● TASK DIRECTIONS
Start at the line containing "Write a web", stop at the line containing "const ctx = canvas.getContext('2d');", and please reproduce every line in between, both ends included, without pictures.

Source code of charts
◆ ◆ ◆ ◆ ◆

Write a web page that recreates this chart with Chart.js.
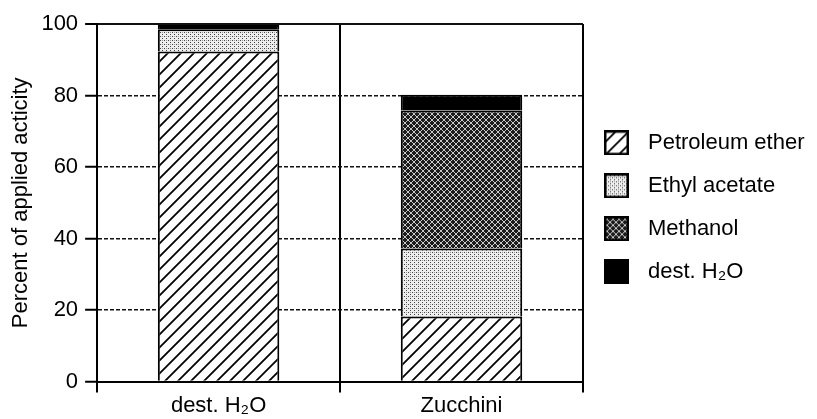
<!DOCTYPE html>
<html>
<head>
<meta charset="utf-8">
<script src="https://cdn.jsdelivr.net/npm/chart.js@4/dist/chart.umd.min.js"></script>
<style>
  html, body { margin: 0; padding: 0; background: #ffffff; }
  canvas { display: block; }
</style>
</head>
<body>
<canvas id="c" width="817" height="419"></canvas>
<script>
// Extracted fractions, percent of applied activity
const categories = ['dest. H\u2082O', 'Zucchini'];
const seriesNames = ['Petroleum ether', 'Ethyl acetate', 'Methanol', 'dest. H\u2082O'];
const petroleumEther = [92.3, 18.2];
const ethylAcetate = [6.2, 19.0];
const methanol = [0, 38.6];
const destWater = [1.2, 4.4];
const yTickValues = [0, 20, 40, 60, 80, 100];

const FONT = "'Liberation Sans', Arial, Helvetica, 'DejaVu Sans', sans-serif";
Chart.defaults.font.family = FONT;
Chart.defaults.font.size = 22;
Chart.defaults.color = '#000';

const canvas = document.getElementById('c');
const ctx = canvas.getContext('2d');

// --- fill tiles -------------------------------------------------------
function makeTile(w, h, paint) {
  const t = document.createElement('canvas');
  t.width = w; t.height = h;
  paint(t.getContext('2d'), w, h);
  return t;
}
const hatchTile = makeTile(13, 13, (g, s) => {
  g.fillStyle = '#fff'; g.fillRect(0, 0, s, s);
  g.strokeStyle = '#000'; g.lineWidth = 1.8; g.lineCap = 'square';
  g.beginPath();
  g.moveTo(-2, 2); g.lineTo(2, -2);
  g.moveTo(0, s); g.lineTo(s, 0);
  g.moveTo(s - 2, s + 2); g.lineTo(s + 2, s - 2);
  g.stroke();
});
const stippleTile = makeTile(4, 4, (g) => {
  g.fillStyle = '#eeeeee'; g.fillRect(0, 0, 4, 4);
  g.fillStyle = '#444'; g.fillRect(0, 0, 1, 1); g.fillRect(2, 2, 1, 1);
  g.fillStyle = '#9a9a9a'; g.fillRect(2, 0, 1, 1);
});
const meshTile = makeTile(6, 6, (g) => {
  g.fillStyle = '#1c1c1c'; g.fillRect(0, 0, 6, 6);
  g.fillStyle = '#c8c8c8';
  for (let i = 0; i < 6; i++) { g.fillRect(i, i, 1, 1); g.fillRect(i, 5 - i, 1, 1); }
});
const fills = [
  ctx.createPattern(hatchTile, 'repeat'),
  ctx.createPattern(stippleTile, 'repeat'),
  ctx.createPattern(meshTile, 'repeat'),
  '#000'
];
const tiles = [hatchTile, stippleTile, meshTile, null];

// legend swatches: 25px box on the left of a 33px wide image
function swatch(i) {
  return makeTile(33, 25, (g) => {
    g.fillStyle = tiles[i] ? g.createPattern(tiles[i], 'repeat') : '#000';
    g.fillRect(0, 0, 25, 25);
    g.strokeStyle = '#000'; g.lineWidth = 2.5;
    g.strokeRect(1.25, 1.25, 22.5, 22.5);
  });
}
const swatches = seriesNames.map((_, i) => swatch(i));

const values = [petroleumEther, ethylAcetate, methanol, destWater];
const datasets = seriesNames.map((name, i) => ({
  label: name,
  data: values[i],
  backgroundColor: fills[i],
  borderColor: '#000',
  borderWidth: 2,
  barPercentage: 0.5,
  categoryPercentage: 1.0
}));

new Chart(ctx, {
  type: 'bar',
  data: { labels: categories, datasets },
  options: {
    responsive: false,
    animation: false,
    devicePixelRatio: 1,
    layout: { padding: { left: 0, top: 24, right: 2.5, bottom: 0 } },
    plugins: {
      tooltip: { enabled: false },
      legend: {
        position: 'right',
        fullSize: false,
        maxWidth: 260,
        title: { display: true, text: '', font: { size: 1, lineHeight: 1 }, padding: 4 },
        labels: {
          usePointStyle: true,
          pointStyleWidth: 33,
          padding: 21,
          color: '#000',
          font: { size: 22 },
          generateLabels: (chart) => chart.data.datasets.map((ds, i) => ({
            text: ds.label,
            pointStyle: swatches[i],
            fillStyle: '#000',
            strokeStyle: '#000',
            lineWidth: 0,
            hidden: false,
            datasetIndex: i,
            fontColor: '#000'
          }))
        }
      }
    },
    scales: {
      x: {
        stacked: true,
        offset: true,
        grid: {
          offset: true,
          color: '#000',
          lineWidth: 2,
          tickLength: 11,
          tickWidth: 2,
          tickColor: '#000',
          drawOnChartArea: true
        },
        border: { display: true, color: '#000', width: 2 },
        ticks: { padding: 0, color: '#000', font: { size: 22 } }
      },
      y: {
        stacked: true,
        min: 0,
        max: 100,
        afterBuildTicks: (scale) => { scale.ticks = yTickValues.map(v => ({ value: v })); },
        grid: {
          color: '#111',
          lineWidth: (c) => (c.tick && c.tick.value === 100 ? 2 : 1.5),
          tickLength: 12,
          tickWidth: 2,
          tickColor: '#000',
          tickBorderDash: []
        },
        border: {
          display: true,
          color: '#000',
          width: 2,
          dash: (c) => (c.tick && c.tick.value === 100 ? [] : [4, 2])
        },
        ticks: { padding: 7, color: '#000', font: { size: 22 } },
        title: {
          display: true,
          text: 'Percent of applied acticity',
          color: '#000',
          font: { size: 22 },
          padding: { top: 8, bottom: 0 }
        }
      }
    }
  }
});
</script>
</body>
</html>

◆ ◆ ◆ ◆ ◆

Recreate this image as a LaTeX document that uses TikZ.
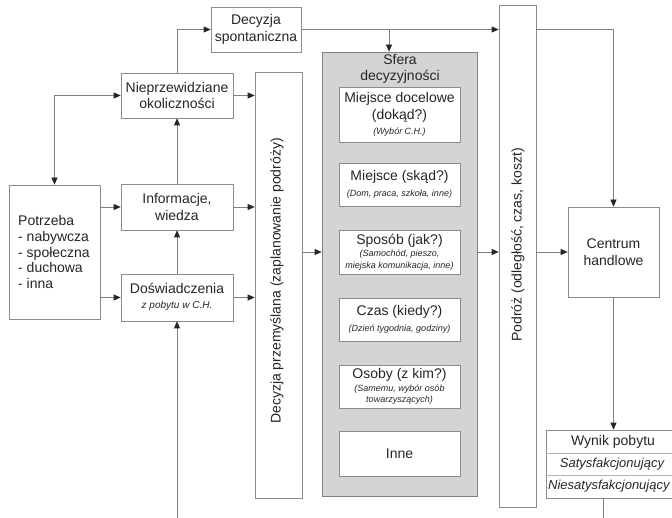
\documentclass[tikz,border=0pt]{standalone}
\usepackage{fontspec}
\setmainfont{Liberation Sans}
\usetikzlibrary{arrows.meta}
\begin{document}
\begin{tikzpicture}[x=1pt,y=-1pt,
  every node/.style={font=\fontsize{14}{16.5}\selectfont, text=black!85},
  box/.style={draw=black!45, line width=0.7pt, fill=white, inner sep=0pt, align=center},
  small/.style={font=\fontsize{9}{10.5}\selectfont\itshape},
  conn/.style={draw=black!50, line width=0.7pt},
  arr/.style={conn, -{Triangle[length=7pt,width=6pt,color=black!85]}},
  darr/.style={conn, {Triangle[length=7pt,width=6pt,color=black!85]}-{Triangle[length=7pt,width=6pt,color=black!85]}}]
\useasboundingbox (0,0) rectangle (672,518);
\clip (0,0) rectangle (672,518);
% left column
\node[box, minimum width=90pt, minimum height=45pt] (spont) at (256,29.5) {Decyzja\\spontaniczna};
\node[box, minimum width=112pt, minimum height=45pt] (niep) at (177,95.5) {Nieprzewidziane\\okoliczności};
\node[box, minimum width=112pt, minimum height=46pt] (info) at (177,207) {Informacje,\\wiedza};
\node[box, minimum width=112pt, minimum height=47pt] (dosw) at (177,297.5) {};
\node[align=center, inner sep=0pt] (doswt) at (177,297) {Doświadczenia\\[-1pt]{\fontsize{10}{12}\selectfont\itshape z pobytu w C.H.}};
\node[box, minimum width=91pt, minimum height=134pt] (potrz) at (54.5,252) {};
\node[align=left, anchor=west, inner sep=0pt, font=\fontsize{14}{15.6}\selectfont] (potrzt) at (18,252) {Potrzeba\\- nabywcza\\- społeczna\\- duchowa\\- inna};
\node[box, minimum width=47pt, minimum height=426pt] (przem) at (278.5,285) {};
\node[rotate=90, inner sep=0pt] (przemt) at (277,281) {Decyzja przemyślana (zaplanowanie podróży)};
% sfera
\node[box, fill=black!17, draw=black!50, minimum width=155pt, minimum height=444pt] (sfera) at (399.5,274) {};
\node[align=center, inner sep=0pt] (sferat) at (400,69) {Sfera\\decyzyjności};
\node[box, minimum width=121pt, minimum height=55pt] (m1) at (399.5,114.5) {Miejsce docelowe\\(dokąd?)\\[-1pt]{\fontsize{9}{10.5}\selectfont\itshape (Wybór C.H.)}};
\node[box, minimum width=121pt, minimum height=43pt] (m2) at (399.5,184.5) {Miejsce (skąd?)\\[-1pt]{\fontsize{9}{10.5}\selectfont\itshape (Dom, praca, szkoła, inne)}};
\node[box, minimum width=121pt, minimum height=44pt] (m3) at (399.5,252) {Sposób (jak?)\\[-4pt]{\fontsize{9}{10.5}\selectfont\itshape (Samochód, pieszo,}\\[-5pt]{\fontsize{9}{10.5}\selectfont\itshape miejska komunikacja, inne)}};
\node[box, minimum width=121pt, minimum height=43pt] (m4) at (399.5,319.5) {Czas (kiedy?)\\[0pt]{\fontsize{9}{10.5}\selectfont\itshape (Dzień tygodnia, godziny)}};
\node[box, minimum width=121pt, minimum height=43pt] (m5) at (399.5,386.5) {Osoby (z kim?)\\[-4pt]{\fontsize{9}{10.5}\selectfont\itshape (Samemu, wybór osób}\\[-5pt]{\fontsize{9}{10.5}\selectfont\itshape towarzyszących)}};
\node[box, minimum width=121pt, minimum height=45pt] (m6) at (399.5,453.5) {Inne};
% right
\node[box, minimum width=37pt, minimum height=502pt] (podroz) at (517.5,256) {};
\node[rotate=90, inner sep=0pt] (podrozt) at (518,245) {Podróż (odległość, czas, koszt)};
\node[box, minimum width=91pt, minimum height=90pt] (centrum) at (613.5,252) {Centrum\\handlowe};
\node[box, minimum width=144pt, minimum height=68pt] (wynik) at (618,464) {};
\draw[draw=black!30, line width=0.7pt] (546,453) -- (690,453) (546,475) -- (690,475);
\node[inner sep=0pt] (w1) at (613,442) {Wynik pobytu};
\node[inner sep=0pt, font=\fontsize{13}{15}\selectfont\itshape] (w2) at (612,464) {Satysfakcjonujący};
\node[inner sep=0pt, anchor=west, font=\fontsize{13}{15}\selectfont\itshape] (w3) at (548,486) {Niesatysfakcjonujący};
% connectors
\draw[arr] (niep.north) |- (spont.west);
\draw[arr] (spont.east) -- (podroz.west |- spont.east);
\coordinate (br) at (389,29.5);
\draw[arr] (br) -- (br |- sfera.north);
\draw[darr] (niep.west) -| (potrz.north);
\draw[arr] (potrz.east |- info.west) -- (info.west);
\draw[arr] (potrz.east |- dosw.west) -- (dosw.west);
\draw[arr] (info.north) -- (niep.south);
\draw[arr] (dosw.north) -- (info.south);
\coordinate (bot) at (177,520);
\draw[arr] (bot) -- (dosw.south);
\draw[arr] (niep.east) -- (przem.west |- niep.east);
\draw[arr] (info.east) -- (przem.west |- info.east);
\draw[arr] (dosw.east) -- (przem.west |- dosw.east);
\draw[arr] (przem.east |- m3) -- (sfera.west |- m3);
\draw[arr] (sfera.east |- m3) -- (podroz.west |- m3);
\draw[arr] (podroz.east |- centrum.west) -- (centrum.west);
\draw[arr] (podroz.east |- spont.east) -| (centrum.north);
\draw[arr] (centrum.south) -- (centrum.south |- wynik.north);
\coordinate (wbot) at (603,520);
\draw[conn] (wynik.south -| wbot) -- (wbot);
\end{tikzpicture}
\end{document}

◆ ◆ ◆ ◆ ◆

● RESULT BELOW
Write a web page that recreates this chart with Chart.js.
<!DOCTYPE html>
<html>
<head>
<meta charset="utf-8">
<script src="https://cdn.jsdelivr.net/npm/chart.js@4/dist/chart.umd.min.js"></script>
<style>
  html, body { margin: 0; padding: 0; background: #ffffff; }
  canvas { display: block; }
</style>
</head>
<body>
<canvas id="c" width="817" height="419"></canvas>
<script>
// Extracted fractions, percent of applied activity
const categories = ['dest. H\u2082O', 'Zucchini'];
const seriesNames = ['Petroleum ether', 'Ethyl acetate', 'Methanol', 'dest. H\u2082O'];
const petroleumEther = [92.3, 18.2];
const ethylAcetate = [6.2, 19.0];
const methanol = [0, 38.6];
const destWater = [1.2, 4.4];
const yTickValues = [0, 20, 40, 60, 80, 100];

const FONT = "'Liberation Sans', Arial, Helvetica, 'DejaVu Sans', sans-serif";
Chart.defaults.font.family = FONT;
Chart.defaults.font.size = 22;
Chart.defaults.color = '#000';

const canvas = document.getElementById('c');
const ctx = canvas.getContext('2d');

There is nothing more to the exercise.